Application of Carrier-Less Amplitude-Phase Modulation in Short-Reach Optical Interconnection with 850-nm VCSELs and Multimode Fiber

• Main Authors: Ting-Wei Zhou, 周庭瑋
• Other Authors: Chia-Chien Wei
• Format: Others
• Language: zh-TW
• Published: 2018
• Online Access: http://ndltd.ncl.edu.tw/handle/6c3wy5

碩士 === 國立中山大學 === 光電工程學系研究所 === 106 === This dissertation studies the application of carrier-less amplitude phase modulation (CAP) in short-reach MMF transmission. In addition to two different modulation orders (i.e., CAP-16 and CAP-32), we adopted two kinds of filters in CAP modulation, which are named by Filter 1 and Filter 2. The frequency responses of two data paths in Filter 1 are root raised cosine functions multiplied by sine and cosine, and this scheme is not only inter symbol interference- (ISI-) free but also maintains orthogonality between two paths. As to Filter 2, the root raised cosine function and its Hilbert transform are directly used as the frequency responses of two data paths. Although higher spectral efficiency can be achieved by Filter 2, the orthogonality between two paths does not hold unless the roll-off factor is zero. We used the Volterra and decision feedback equalizer (DFE) to equalize the CAP signals, and the corresponding improvement can demonstrate the characteristics of the used filters.
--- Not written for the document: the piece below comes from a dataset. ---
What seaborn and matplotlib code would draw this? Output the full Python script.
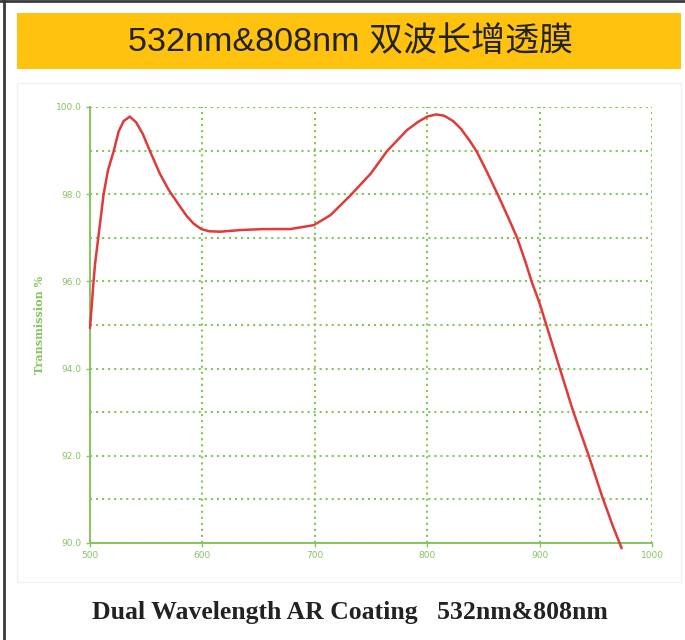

First of all, we experimentally compared the CAP signals based on the two filters at optical back-to-back. When the symbol rate is low, Filter 1 can outperform due to the orthogonality. However, when the symbol rate increases, Filter 2 can perform better due to its better spectral efficiency. In particular, when the system bandwidth was reduced after 200- or 500-m MMF transmission, the highest data rate of CAP-16 was achieved by Filter 2. Nonetheless, if CAP-32 was used, the highest data rate was accomplished by Filter 1 because symbol rate was low to meet the requirement of higher SNR. Since CAP-16 can achieve higher data rate compared to CAP-32, this work demonstrates that Filter 2 is a potential candidate for future high-capacity short-reach MMF transmission.